En un estudio canadiense8, con un seguimiento a 12 años, tampoco hubo asociación entre colesterol sanguíneo y mortalidad coronaria.
En un estudio ruso, se observó -curiosamente- que los pacientes con colesterol total y colesterol LDL bajos tenían un mayor riesgo de muerte cardiovascular9.
Y en el clásico estudio Framingham a 30 años de seguimiento se encontró en personas sobre 50 años un sorprendente aumento de la mortalidad total y cardiovascular de 11 y 14% respectivamente por cada 1 mg/dl por año de caída del colesterol plasmático10.
Por otra parte,
el estudio de Lorgeril et al, que demostró una significativa reducción en eventos coronarios con la llamada «dieta mediterránea», no se acompañó de variaciones significativas de las concentraciones plasmáticas de colesterol11.
El reciente estudio de Schatz et al, también apunta a que disminuir mucho el colesterol tiene poca justificación científica12.
3. Que un colesterol LDL elevado en la sangre es causa principal de cardiopatía coronaria, y del mejor valor predictivo, y que debiera bajarse a un nivel óptimo de menos de 100 mg/dl es otra afirmación controvertida.
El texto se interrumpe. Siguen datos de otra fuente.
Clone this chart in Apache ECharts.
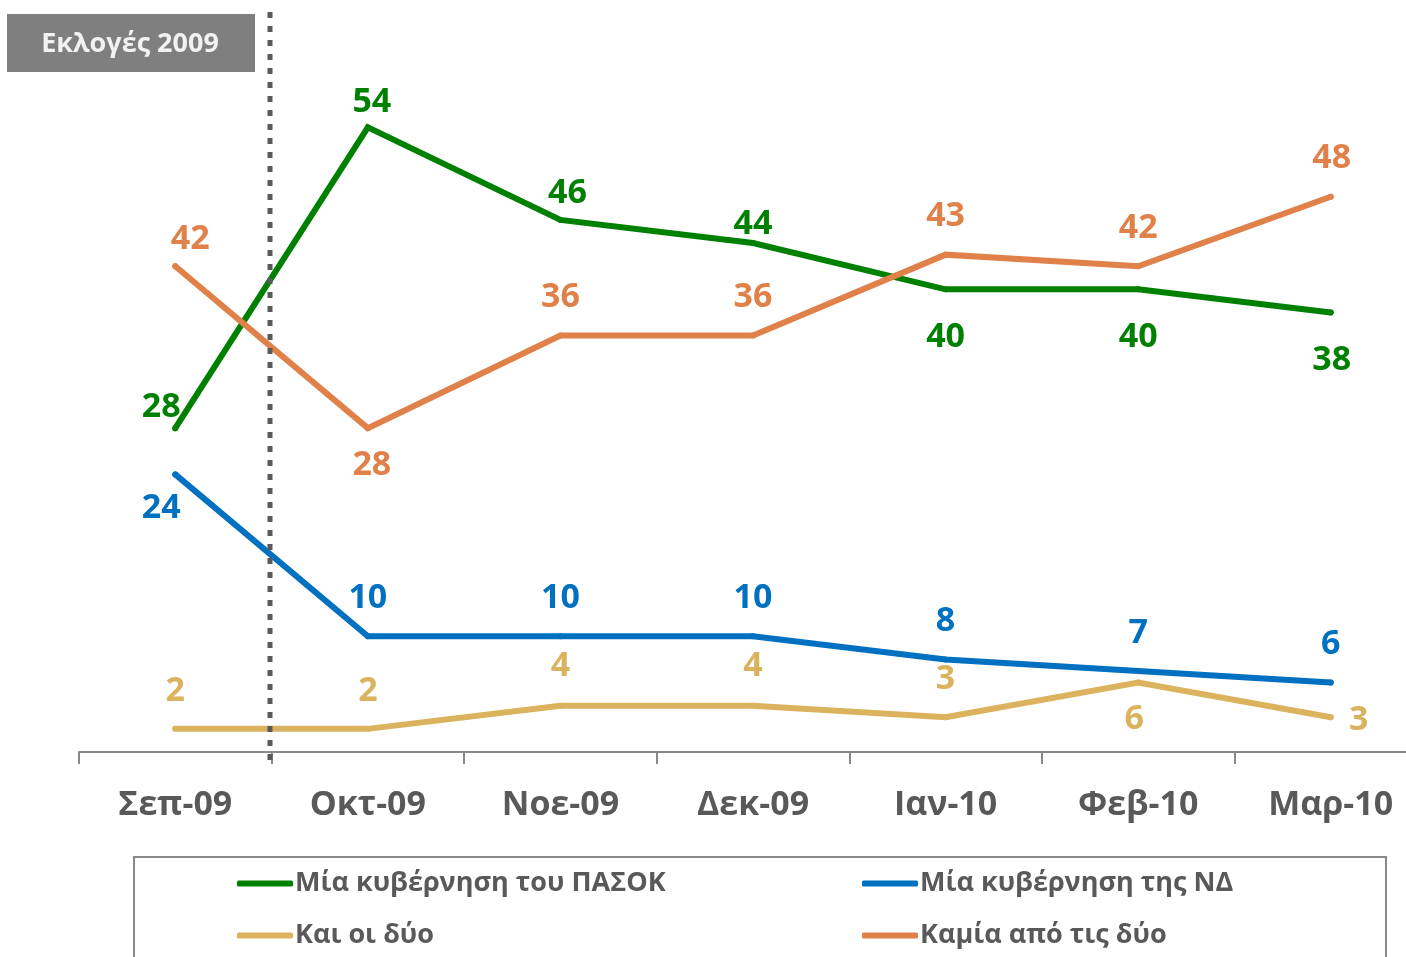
<!DOCTYPE html>
<html>
<head>
<meta charset="utf-8">
<script src="https://cdn.jsdelivr.net/npm/echarts@6/dist/echarts.min.js"></script>
<style>
  html, body { margin: 0; padding: 0; background: #fff; }
  #chart { width: 1406px; height: 957px; }
</style>
</head>
<body>
<div id="chart"></div>
<script>
// months on the x axis
const months = ['Σεπ-09', 'Οκτ-09', 'Νοε-09', 'Δεκ-09', 'Ιαν-10', 'Φεβ-10', 'Μαρ-10'];

// survey values (%)
const pasok = [28, 54, 46, 44, 40, 40, 38];
const nd = [24, 10, 10, 10, 8, 7, 6];
const both = [2, 2, 4, 4, 3, 6, 3];
const neither = [42, 28, 36, 36, 43, 42, 48];

const seriesNames = ['Μία κυβέρνηση του ΠΑΣΟΚ', 'Μία κυβέρνηση της ΝΔ', 'Και οι δύο', 'Καμία από τις δύο'];

// label placement: [dx, dy] of label centre relative to the point
const pasokLabelPos = [[-14, -21], [4, -25], [7, -27], [0, -19], [0, 48], [0, 48], [1, 48]];
const ndLabelPos = [[-14, 34], [0, -38], [0, -38], [0, -38], [0, -38], [0, -38], [0, -38]];
const bothLabelPos = [[0, -38], [0, -38], [0, -39], [0, -39], [0, -38], [-4, 37], [28, 3]];
const neitherLabelPos = [[15, -27], [4, 37], [0, -38], [0, -38], [0, -38], [0, -38], [1, -38]];

const FONT = '"Open Sans", "DejaVu Sans", sans-serif';

function buildData(values, pos) {
  return values.map((v, i) => ({
    value: v,
    label: { offset: pos[i] }
  }));
}

function lineSeries(name, values, pos, color) {
  return {
    name: name,
    type: 'line',
    symbol: 'circle',
    symbolSize: 6,
    showSymbol: true,
    data: buildData(values, pos),
    lineStyle: { color: color, width: 6, cap: 'round', join: 'miter' },
    itemStyle: { color: color, borderWidth: 0 },
    label: {
      show: true,
      position: 'inside',
      align: 'center',
      verticalAlign: 'middle',
      color: color,
      fontFamily: FONT,
      fontWeight: 'bold',
      fontSize: 34
    },
    emphasis: { disabled: true },
    z: 3
  };
}

function legendItem(name, left, top) {
  return {
    data: [name],
    left: left,
    top: top,
    padding: 0,
    icon: 'roundRect',
    itemWidth: 56,
    itemHeight: 6,
    itemGap: 0,
    selectedMode: false,
    textStyle: { color: '#595959', fontFamily: FONT, fontWeight: 'bold', fontSize: 27, padding: [0, 0, 0, -3] }
  };
}

const chart = echarts.init(document.getElementById('chart'));

const option = {
  backgroundColor: '#ffffff',
  animation: false,
  grid: {
    left: 79,
    right: -21,
    top: 58,
    bottom: 205,
    outerBoundsMode: 'none'
  },
  xAxis: {
    type: 'category',
    data: months,
    boundaryGap: true,
    axisLine: { lineStyle: { color: '#898989', width: 2 } },
    axisTick: { show: true, length: 12, lineStyle: { color: '#898989', width: 2 } },
    axisLabel: {
      color: '#595959',
      fontFamily: FONT,
      fontWeight: 'bold',
      fontSize: 34,
      margin: 36
    }
  },
  yAxis: {
    type: 'value',
    min: 0,
    max: 60,
    show: false
  },
  legend: [
    legendItem(seriesNames[0], 237, 870),
    legendItem(seriesNames[2], 237, 922),
    legendItem(seriesNames[1], 862, 870),
    legendItem(seriesNames[3], 862, 922)
  ],
  graphic: [
    {
      type: 'rect',
      shape: { x: 7, y: 14, width: 248, height: 58 },
      style: { fill: '#7f7f7f' },
      z: 10
    },
    {
      type: 'text',
      x: 130,
      y: 44,
      style: {
        text: 'Εκλογές 2009',
        fill: '#f2f2f2',
        font: 'bold 27px ' + FONT,
        textAlign: 'center',
        textVerticalAlign: 'middle'
      },
      z: 11
    },
    {
      type: 'line',
      shape: { x1: 270, y1: 12, x2: 270, y2: 762 },
      style: { stroke: '#595959', lineWidth: 5, lineDash: [6, 8] },
      z: 10
    },
    {
      type: 'rect',
      shape: { x: 134, y: 857, width: 1252, height: 120 },
      style: { fill: 'none', stroke: '#898989', lineWidth: 2 },
      z: 1
    }
  ],
  series: [
    lineSeries(seriesNames[0], pasok, pasokLabelPos, '#008000'),
    lineSeries(seriesNames[1], nd, ndLabelPos, '#0070c0'),
    lineSeries(seriesNames[2], both, bothLabelPos, '#dbb35e'),
    lineSeries(seriesNames[3], neither, neitherLabelPos, '#e0814a')
  ]
};

chart.setOption(option);
</script>
</body>
</html>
En primer término llama la atención que se haya construido una hipótesis tan duradera, a partir de una medición tan insegura e inexacta, como lo es el cálculo indirecto -a través de la fórmula de Friedewald– de la concentración de LDL colesterol, que se considera menos que ideal si se compara con la medición realizada por separación por ultracentrifugación13. El valor predictivo de la concentración del LDL colesterol queda dudoso en la publicación de Akosah et al, que mostró en hombres y mujeres con infarto agudo del miocardio, que la mayoría (86%) no mostró colesterol LDL elevado14. En un trabajo publicado por Wang et al15, el LDL no fue el mejor predictor, encontrándose la relación colesterol total /HDL colesterol más predictiva, resultado similar a una publicación previa de Kinosian et al16. En el reporte de Cui et al17, el LDL fue sólo un débil predictor.
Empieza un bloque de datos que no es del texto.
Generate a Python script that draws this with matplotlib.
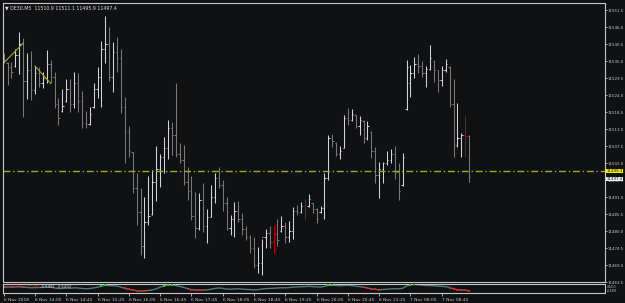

La recomendación de alcanzar un colesterol LDL de menos de 100 mg/dl como óptimo no encuentra justificación,
ya que se demostró en el mismo estudio CARE que un colesterol LDL por debajo de 125 mg/dl no se asocia a mayor reducción en la tasa de eventos coronarios18.
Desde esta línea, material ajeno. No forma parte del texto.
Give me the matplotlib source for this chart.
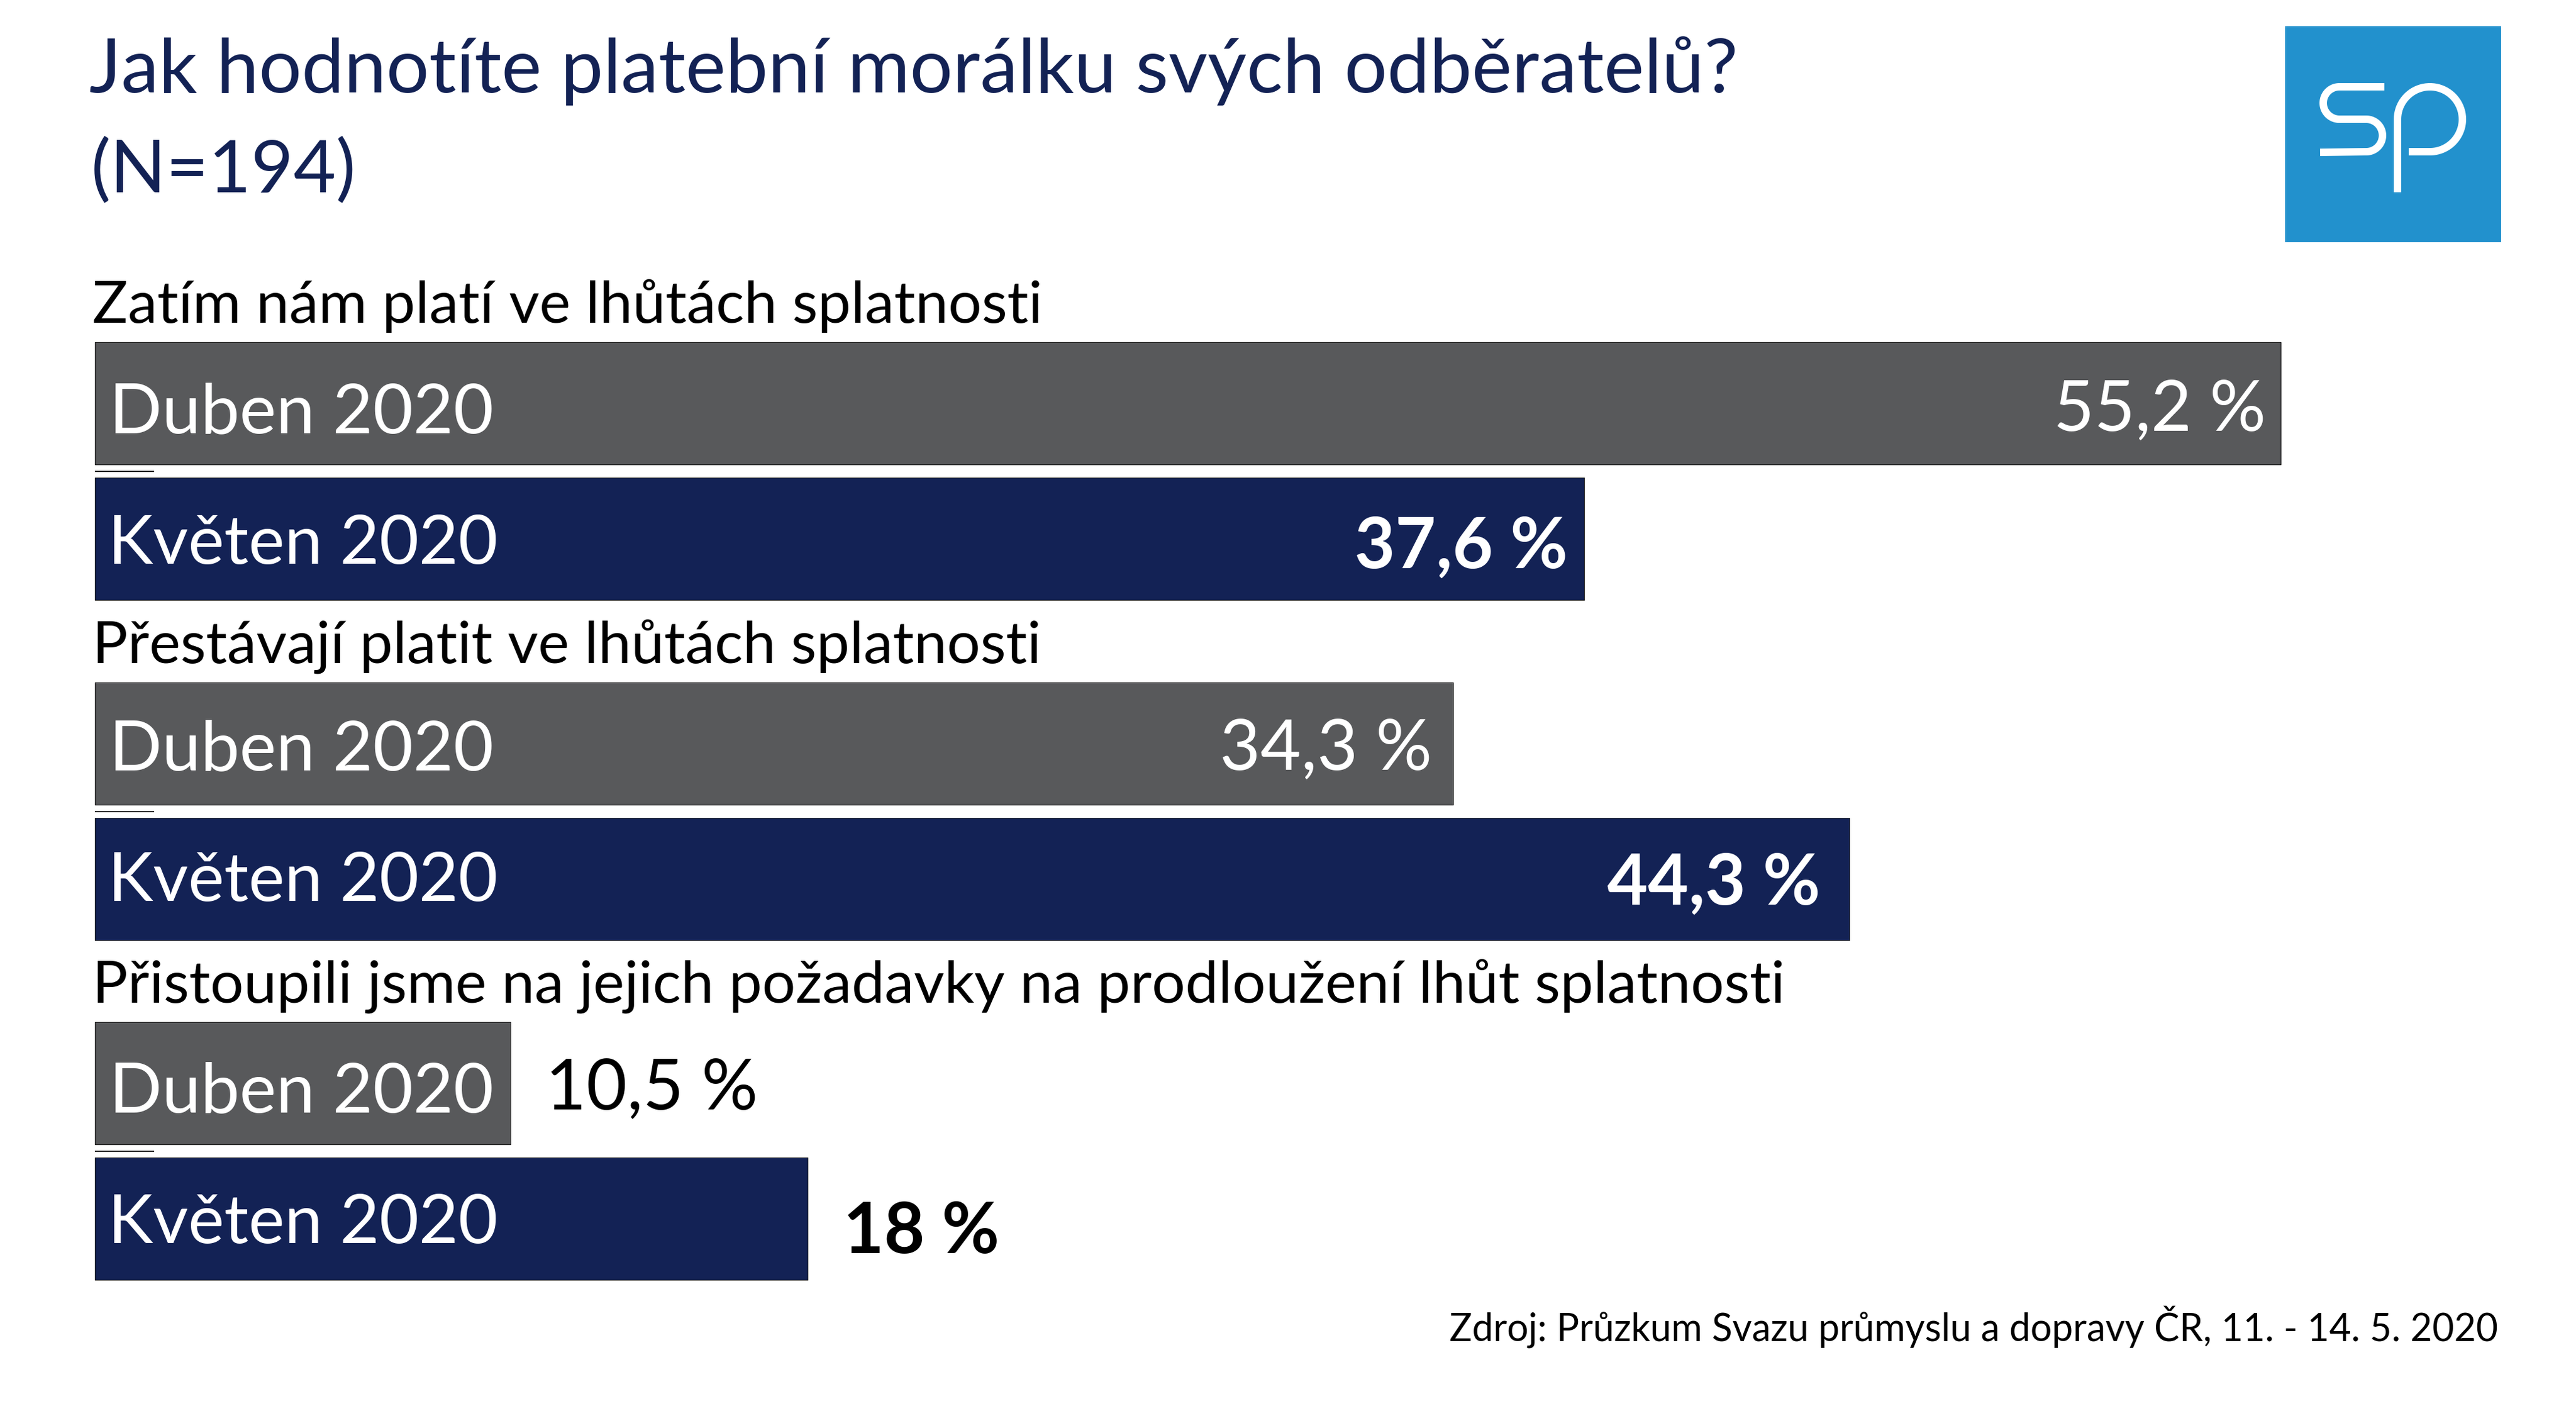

4. Respecto a la recomendación de usar estatinas, incluso en prevención primaria, vale la pena agregar que no son tan milagrosas como se presentan. Recientemente, el Dr Collins, investigador principal del Heart Protection Study, con demasiado optimismo señaló que una estatina específica, por su efecto en la disminución del riesgo cardiovascular, era como la aspirina. Sin embargo es curioso que no haya mencionado que este costoso estudio -con aporte financiero de la industria farmacéutica y de 32 millones de dólares- haya mostrado resultados peores -en riesgo absoluto- que el estudio previo 4S19.
En resumen, creo que
es necesario insistir en que las mentadas recomendaciones, no son más que eso, y no deben constituir en ningún caso una norma a seguir.
Hay variadas evidencias, que no las apoyan o contradicen, por lo que una posición, al menos crítica, parece razonable.
Seguramente estos comentarios parecerán heréticos frente al dogma de la «hipótesis colesterol» y sus recomendaciones, pero estimo que el principio cartesiano de la duda siempre es bueno en el ámbito de la ciencia.
AUTOR: J. Alexis Lama, Importancia clínica de la hipercolesterolemia. Santiago de Chile, marzo de 2002. FUENTE Y COMENTARIOS: Revista Médica de Chile.